US tech unicorn formation and value, Source: H2 2023 State of the Markets, Silicon Valley Bank, 2023

US tech unicorn formation and value, Source: H2 2023 State of the Markets, Silicon Valley Bank, 2023

Valuations and deal sizes are also down across all stages, though Series D and higher-stage startups have been the hardest hit. In H1 2023, these companies saw their median pre-money valuations and median deal sizes decreased by more than 50% compared with the same period in 2022. These metrics declined more modestly for Series A startups, with valuations and deal sizes dipping by 13% and deal sizes decreasing 21% year-over-year (YoY) in H1 2023, respectively.

US VC-backed tech companies: Deal benchmarking by deal date and stage, Source: H2 2023 State of the Markets, Silicon Valley Bank, 2023

US VC-backed tech companies: Deal benchmarking by deal date and stage, Source: H2 2023 State of the Markets, Silicon Valley Bank, 2023

Besides deal metrics, operating metrics for companies raising capital have changed as well, the report notes. Startups are putting a greater focus on profitability and reducing burn rates, which, SVB claims, have decreased 24% since the start of 2023. This shift has ultimately impacted their revenue growth.

Stronger, leaner companies

The US VC fundraising landscape experienced record-breaking growth for five consecutive years starting in 2017, driven by low interest rates, investors seeking returns in private markets, and rapid tech adoption during the pandemic.

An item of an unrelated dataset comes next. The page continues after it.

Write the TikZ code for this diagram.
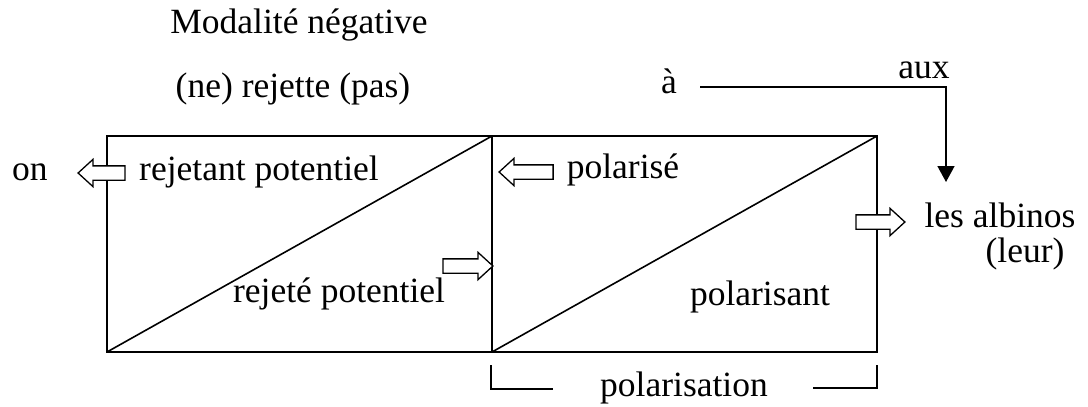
\documentclass[tikz,border=0pt]{standalone}
\usepackage{fontspec}
\setmainfont{Liberation Serif}
\usetikzlibrary{shapes.arrows,arrows.meta}
\begin{document}
\begin{tikzpicture}[x=1pt,y=-1pt,
  lbl/.style={inner sep=0pt,anchor=base,font=\fontsize{35.5}{42}\selectfont},
  boxline/.style={line width=1.6pt},
  hollow/.style={single arrow,draw,line width=1.3pt,fill=white,inner xsep=0pt,inner ysep=6.5pt,
     single arrow head extend=6.5pt,single arrow tip angle=85,minimum height=#1},
  hollowL/.style={hollow=#1,shape border rotate=180},
]
\useasboundingbox (0,0) rectangle (1088,407);
% frame
\coordinate (tl) at (107,136);
\coordinate (tm) at (492,136);
\coordinate (tr) at (877,136);
\coordinate (bl) at (107,352);
\coordinate (bm) at (492,352);
\coordinate (br) at (877,352);
\draw[boxline] (tl) rectangle (br);
\draw[boxline] (tm) -- (bm);
\draw[boxline] (bl) -- (tm);
\draw[boxline] (bm) -- (tr);
% texts
\node[lbl] (modal) at (299,33) {Modalité négative};
\node[lbl] (rejette) at (293,97) {(ne) rejette (pas)};
\node[lbl] (a) at (669,93) {à};
\node[lbl] (aux) at (924,78) {aux};
\node[lbl] (on) at (30,180) {on};
\node[lbl] (rejetant) at (259,180) {rejetant potentiel};
\node[lbl] (polarise) at (623,178) {polarisé};
\node[lbl] (rejete) at (339,302) {rejeté potentiel};
\node[lbl] (polarisant) at (760,305) {polarisant};
\node[lbl] (albinos) at (1000,227) {les albinos};
\node[lbl] (leur) at (1025,262) {(leur)};
\node[lbl] (polarisation) at (684,396) {polarisation};
% hollow arrows
\node[hollowL=47pt] (arr1) at (105.5,173) {};
\node[hollow=50pt] (arr2) at (464,266) {};
\node[hollowL=54pt] (arr3) at (530,172) {};
\node[hollow=49pt] (arr4) at (876.5,222) {};
% arrow from a to albinos
\coordinate (start) at (700,87);
\coordinate (corner) at (946,87);
\coordinate (tip) at (946,182);
\draw[line width=1.5pt,-{Triangle[width=17pt,length=16pt]}] (start) -- (corner) -- (tip);
% bracket
\draw[line width=1.5pt] (491,365) |- (553,389);
\draw[line width=1.5pt] (813,388) -| (877,365);
\end{tikzpicture}
\end{document}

However, since H1 2023, the market has witnessed a 66% drop in VC fundraising, with only US$35 billion raised in H1 2023.

According to SVB, part of the reason for that is that many firms are not looking to raise capital as they had already done so during the boom. Instead, they are biding their time and deploying capital far more slowly.

Evidenced of that is that only 46% of US VC-backed tech companies said that they must raise capital in the next 12 months, a proportion that’s lower than historical pre-pandemic levels.

The report also notes that while the focus on profitability has led to lower revenue growth, earnings before interest, taxes, depreciation, and amortization (EBITDA) margins have increased, suggesting improved operational profitability and efficiency.

SVB estimates that since this time last year, operating margins of US VC-backed tech companies have improved 37% points. If the current trend of improving profitability continues, the bank expects operating margins to surpass their 2020 peak by the end of 2023.

Ultimately, this focus on profitability and financial performance will be beneficial for the US tech industry, SVB says, and will help create stronger, leaner tech companies that capable of sustainable growth and stronger long-term performance.

Trends shared in the SVB report are consistent with what’s been observed globally. Data from research firm Pitchbook shared with Reuters show that VC funding globally almost halved in the first six months of 2023, declining 48% to US$173.9 billion.

The trend highlights less demand from companies amid sharply higher interest rates and a lack of enthusiasm on the part of investors, a report says, and comes despite high interest in artificial intelligence (AI) startups. According to Pitchbook, investors committed more than US$40 billion into AI startups in the first half of the year, participating in massive rounds such as OpenAI’s US$10 billion investment and Inflection AI’s US$1.3 billion round.